2-Davacı, 27.8.2001 tarihli sözleşme ve vade tarihi olmayan keşide tarihi 3.1.2002 tarihli bonodan kaynaklanan alacağın tahsili amacı ile başlatılan takibe vaki itirazın iptali için eldeki davayı açmıştır. Davalı, bononun zamanaşımına uğradığını, szöleşmedeki bedeli de almadığını savunmuştur. Mahkemece, 27/08/2001 tarihli “sözleşme” başlıklı, adi yazılı belgede davalının, davacıdan borç aldığı ve 1 yıl sonra faizi ile birlikte geri ödeyeceğini taahhüt ettiğinden imzası inkar edilmeyen belgeye göre borcun, 1 yıl sonra ödeneceği belirtilmiş ve temerrüt 27/08/2002 tarihinde gerçekleşmiş olduğundan, davacının bu borç yönünden 27/08/2002 tarihinden itibaren faiz isteyebileceğini; 03/01/2002 tarihli bonodan kaynaklanan alacak için ise vade tarihi bulunmaması sebebi ile 6762 s. yasanın 616/1 maddesi gereğince keşide tarihinden itibaren 1 yıl içerisinde ibrazının gerekli olduğu nazara alınarak vade tarihinin 03/01/2003 tarihi olduğu ve temerrüt yönünden ihtarnamenin gerekmediği bonoya dayalı borç için 03/01/2003 tarihinden itibaren faiz istenebileceği belirtilmiştir.

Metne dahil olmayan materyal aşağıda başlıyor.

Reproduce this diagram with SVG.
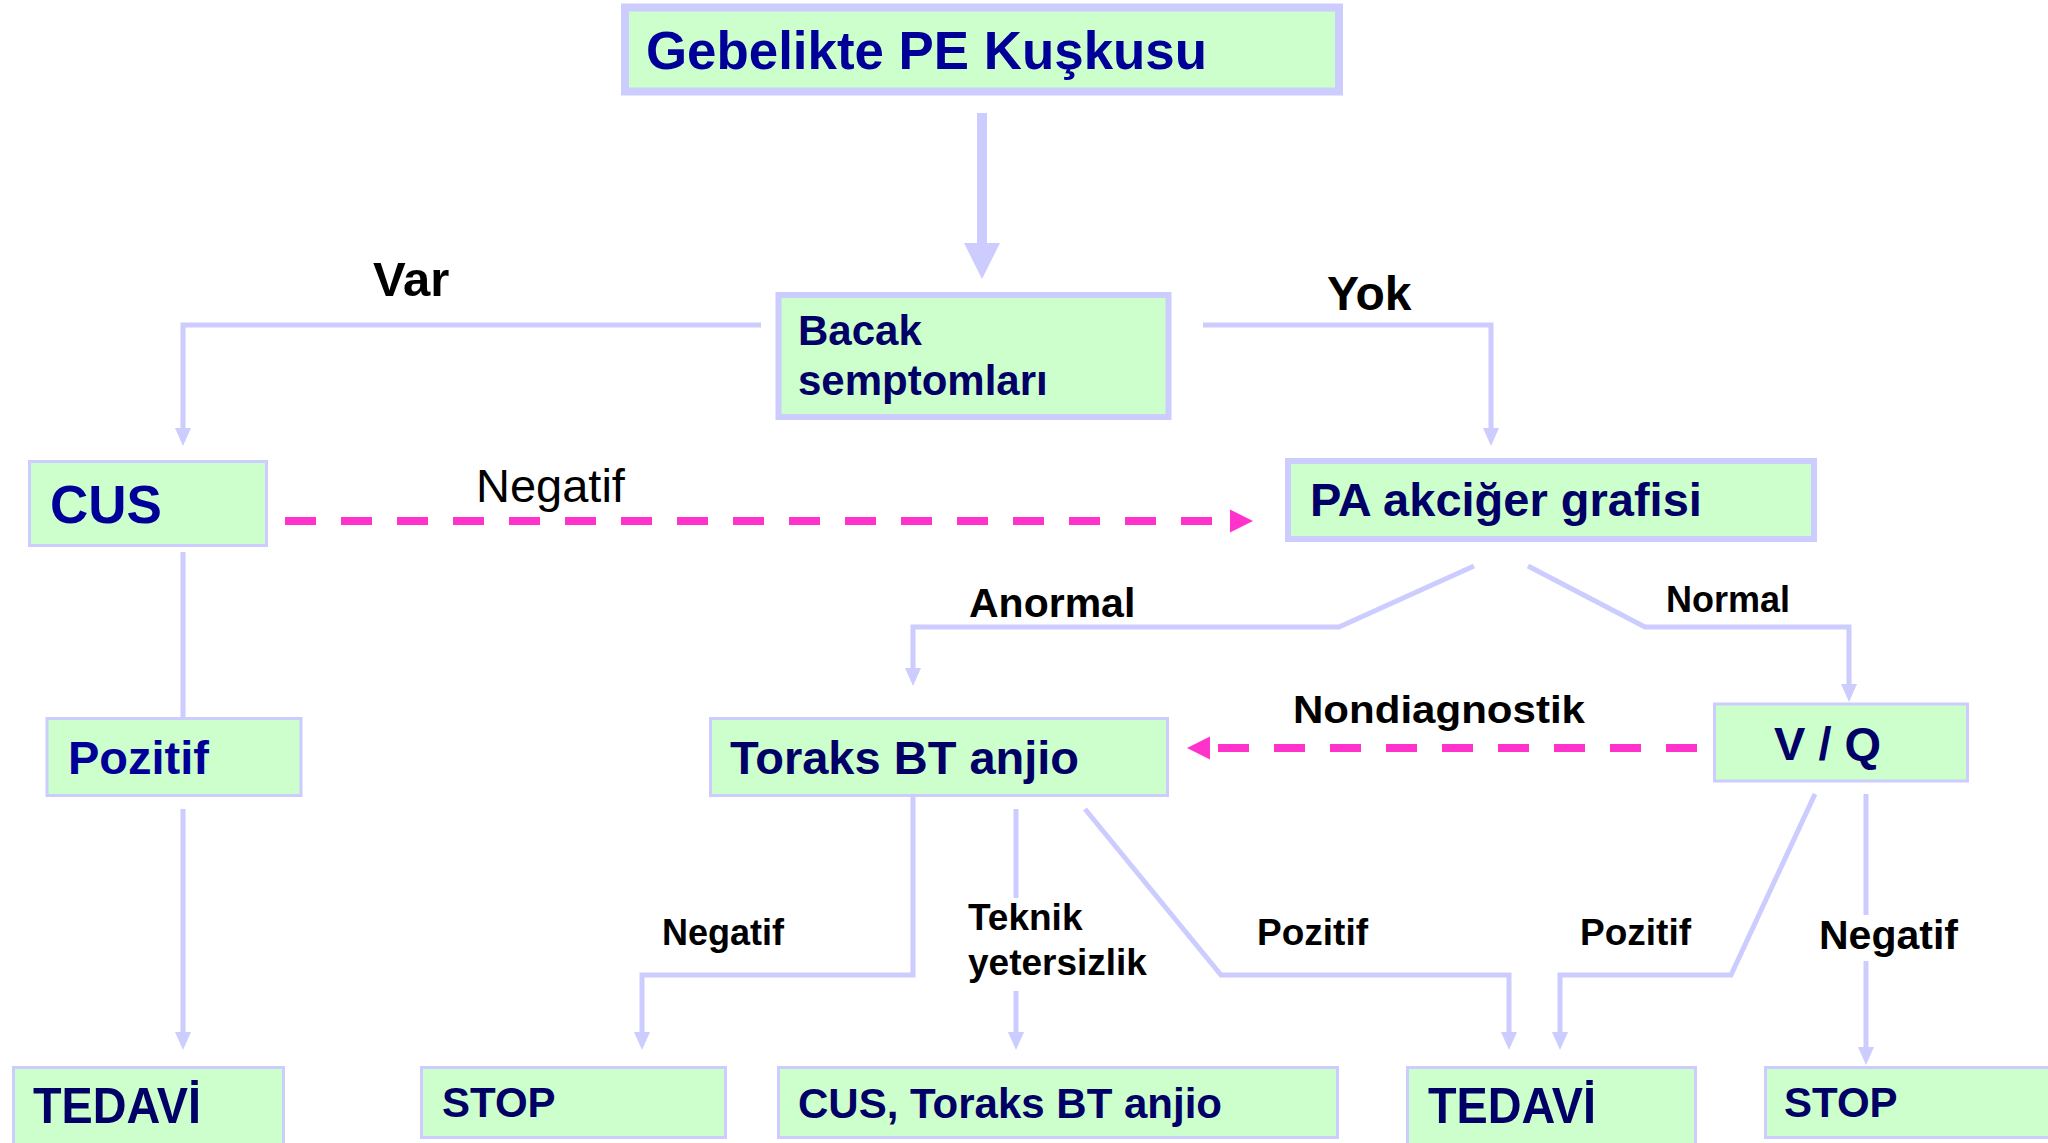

Borçlar Kanunun 101/1 (6098 Sayılı Türk Borçlar Kanununun 117) maddesi uyarınca muaccel bir borcun borçlusu ancak alacaklının ihtarı ile mütemerrit olur.Muaccel hale gelmiş bir borçtan dolayı alacaklının herhangi bir ihtarı yok ise anılan yasa maddesi uyarınca faize ancak icra takip tarihinden itibaren hükmedilmesi gerekir. Somut uyuşmazlıkta, davacı alacaklı tarafından icra takip tarihine kadar davacının temerrüde düşürülmesine dair davalı borçluya yapılmış herhangi bir ihtar veya bildirimde bulunduğu hususu iddia ve ispat edilememiştir. O halde takibe konu asıl alacağa takip tarihinden itibaren yasal faiz yürütülmesi gerekirken yazılı şekilde işlemiş faiz alacağı ile takibin devamına karar verilmesi usul ve yasaya aykırı olup,bozmayı gerektirir.
SONUÇ:Yukarıda 1. bentte açıklanan nedenlerle davalının diğer temyiz itirazlarının reddine, 2. bent gereğince temyiz edilen kararın davalı yararına BOZULMASINA, peşin alınan harcın istek halinde iadesine, 11/03/2015 gününde oybirliğiyle karar verildi.